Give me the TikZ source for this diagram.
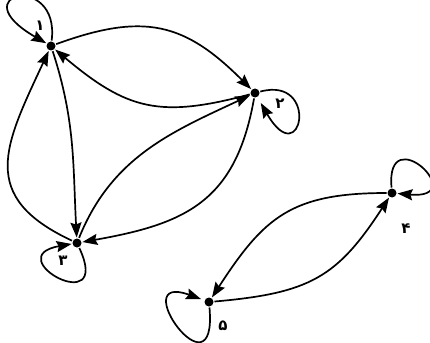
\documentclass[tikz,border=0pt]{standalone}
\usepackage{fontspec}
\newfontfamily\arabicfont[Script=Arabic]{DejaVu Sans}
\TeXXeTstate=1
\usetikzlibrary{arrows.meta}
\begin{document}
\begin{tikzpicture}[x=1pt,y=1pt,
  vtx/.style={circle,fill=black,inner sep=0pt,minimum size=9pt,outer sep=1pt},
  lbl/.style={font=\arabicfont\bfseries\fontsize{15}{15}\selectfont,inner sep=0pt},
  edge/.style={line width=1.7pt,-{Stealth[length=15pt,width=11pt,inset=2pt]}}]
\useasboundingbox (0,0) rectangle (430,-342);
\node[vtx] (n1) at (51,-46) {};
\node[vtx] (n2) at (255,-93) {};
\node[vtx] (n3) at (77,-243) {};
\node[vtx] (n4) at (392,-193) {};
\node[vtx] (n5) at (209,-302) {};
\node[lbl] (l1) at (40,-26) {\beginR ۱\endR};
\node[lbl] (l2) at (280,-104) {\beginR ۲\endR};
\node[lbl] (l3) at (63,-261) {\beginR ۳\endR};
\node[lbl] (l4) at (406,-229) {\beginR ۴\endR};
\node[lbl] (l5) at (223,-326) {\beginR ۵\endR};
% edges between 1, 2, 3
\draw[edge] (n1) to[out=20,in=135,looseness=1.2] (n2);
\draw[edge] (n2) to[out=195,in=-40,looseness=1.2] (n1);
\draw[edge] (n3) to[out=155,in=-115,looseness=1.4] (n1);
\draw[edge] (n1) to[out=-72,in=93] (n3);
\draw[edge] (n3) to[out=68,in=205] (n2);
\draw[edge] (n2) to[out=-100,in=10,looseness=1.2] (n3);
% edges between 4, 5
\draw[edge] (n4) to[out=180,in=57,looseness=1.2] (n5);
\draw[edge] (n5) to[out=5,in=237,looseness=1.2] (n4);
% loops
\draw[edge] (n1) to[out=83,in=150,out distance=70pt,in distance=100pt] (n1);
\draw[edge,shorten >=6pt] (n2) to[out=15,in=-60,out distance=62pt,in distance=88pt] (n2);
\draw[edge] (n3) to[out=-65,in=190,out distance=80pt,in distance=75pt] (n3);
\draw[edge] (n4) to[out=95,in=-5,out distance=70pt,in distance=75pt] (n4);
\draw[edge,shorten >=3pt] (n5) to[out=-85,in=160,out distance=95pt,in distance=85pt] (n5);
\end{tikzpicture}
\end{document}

- - - -

#### Stated exercise
Omit the pictures, then quote the rest of the material above exactly.

#### Exercise output
Give me the TikZ source for this diagram.
\documentclass[tikz,border=0pt]{standalone}
\usepackage{fontspec}
\newfontfamily\arabicfont[Script=Arabic]{DejaVu Sans}
\TeXXeTstate=1
\usetikzlibrary{arrows.meta}
\begin{document}
\begin{tikzpicture}[x=1pt,y=1pt,
  vtx/.style={circle,fill=black,inner sep=0pt,minimum size=9pt,outer sep=1pt},
  lbl/.style={font=\arabicfont\bfseries\fontsize{15}{15}\selectfont,inner sep=0pt},
  edge/.style={line width=1.7pt,-{Stealth[length=15pt,width=11pt,inset=2pt]}}]
\useasboundingbox (0,0) rectangle (430,-342);
\node[vtx] (n1) at (51,-46) {};
\node[vtx] (n2) at (255,-93) {};
\node[vtx] (n3) at (77,-243) {};
\node[vtx] (n4) at (392,-193) {};
\node[vtx] (n5) at (209,-302) {};
\node[lbl] (l1) at (40,-26) {\beginR ۱\endR};
\node[lbl] (l2) at (280,-104) {\beginR ۲\endR};
\node[lbl] (l3) at (63,-261) {\beginR ۳\endR};
\node[lbl] (l4) at (406,-229) {\beginR ۴\endR};
\node[lbl] (l5) at (223,-326) {\beginR ۵\endR};
% edges between 1, 2, 3
\draw[edge] (n1) to[out=20,in=135,looseness=1.2] (n2);
\draw[edge] (n2) to[out=195,in=-40,looseness=1.2] (n1);
\draw[edge] (n3) to[out=155,in=-115,looseness=1.4] (n1);
\draw[edge] (n1) to[out=-72,in=93] (n3);
\draw[edge] (n3) to[out=68,in=205] (n2);
\draw[edge] (n2) to[out=-100,in=10,looseness=1.2] (n3);
% edges between 4, 5
\draw[edge] (n4) to[out=180,in=57,looseness=1.2] (n5);
\draw[edge] (n5) to[out=5,in=237,looseness=1.2] (n4);
% loops
\draw[edge] (n1) to[out=83,in=150,out distance=70pt,in distance=100pt] (n1);
\draw[edge,shorten >=6pt] (n2) to[out=15,in=-60,out distance=62pt,in distance=88pt] (n2);
\draw[edge] (n3) to[out=-65,in=190,out distance=80pt,in distance=75pt] (n3);
\draw[edge] (n4) to[out=95,in=-5,out distance=70pt,in distance=75pt] (n4);
\draw[edge,shorten >=3pt] (n5) to[out=-85,in=160,out distance=95pt,in distance=85pt] (n5);
\end{tikzpicture}
\end{document}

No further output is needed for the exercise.